In the nvfortran wmma module, we have some support for CUDA 11 pipelineMemcpyAsync(), piplineCommit(), and pipelineWaitPrior(). But, unfortunately, it kind of languished without a good use case. I’m not sure we even documented it. With upcoming CUDA 12 features, we’ll revisit that, and I think you can expect at least support for thread block clusters (or arrays of thread blocks) and the means to program them, using async transfers, from CUDA Fortran. It might require a revamp of our cooperative groups module.

1 Like

Please, please, please could you guys and gals consider bringing Coarrays into the nvfortran framework. This is the one piece of compatibility that is stopping me using nvfortran exclusively. Coarrays are so powerful as a system, as a concept. Even if you had something similar, an array structure across memory, that could be accessed by all the parallel structures. I mean, think about it. Imagine a system of processes that were interactive between eachother, in fortran! And we’ve had that for years and it’s called coarrays and, at least for me, this functionality seems obvious and I shouldn’t need to list all the world changing benefits dynamically collaborative parallel processes makes in other languages.

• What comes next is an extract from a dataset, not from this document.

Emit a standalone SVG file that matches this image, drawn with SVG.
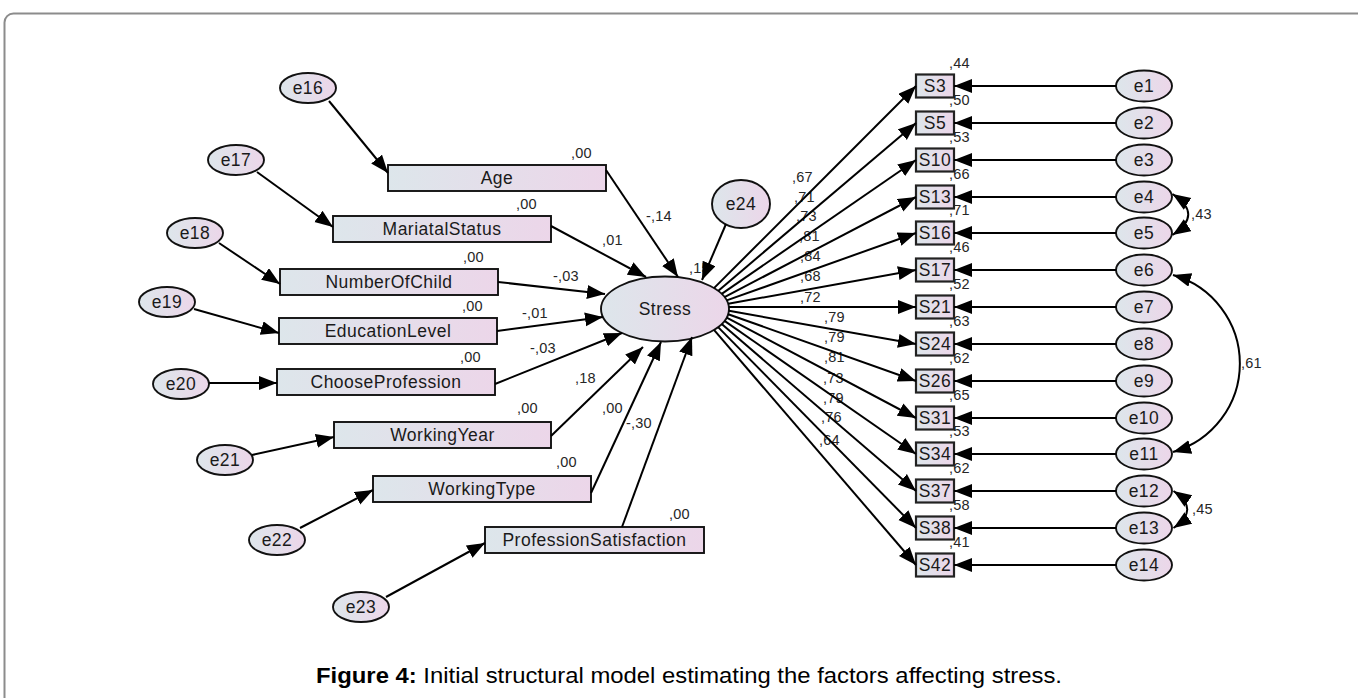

Look, the nvfortran compiler is brilliant, robust and so easy to use. I know my voice is just one, and many voices and hands would be needed to turn the dial on bringing in this feature, but I feel really passionately about both nvfortran and coarrays, and if they could both be combined, I know there could be so much that could be done on a cup/gpu system.

1 Like

Co-array support is expected to be added as part of the Flang F18 project which we’ve partnered with the LLVM community to develop. llvm-project/flang at main · llvm/llvm-project · GitHub

Once F18 is stable enough, we’ll likely switch nvfortran to use this front-end, though no timeline on when that will occur.

1 Like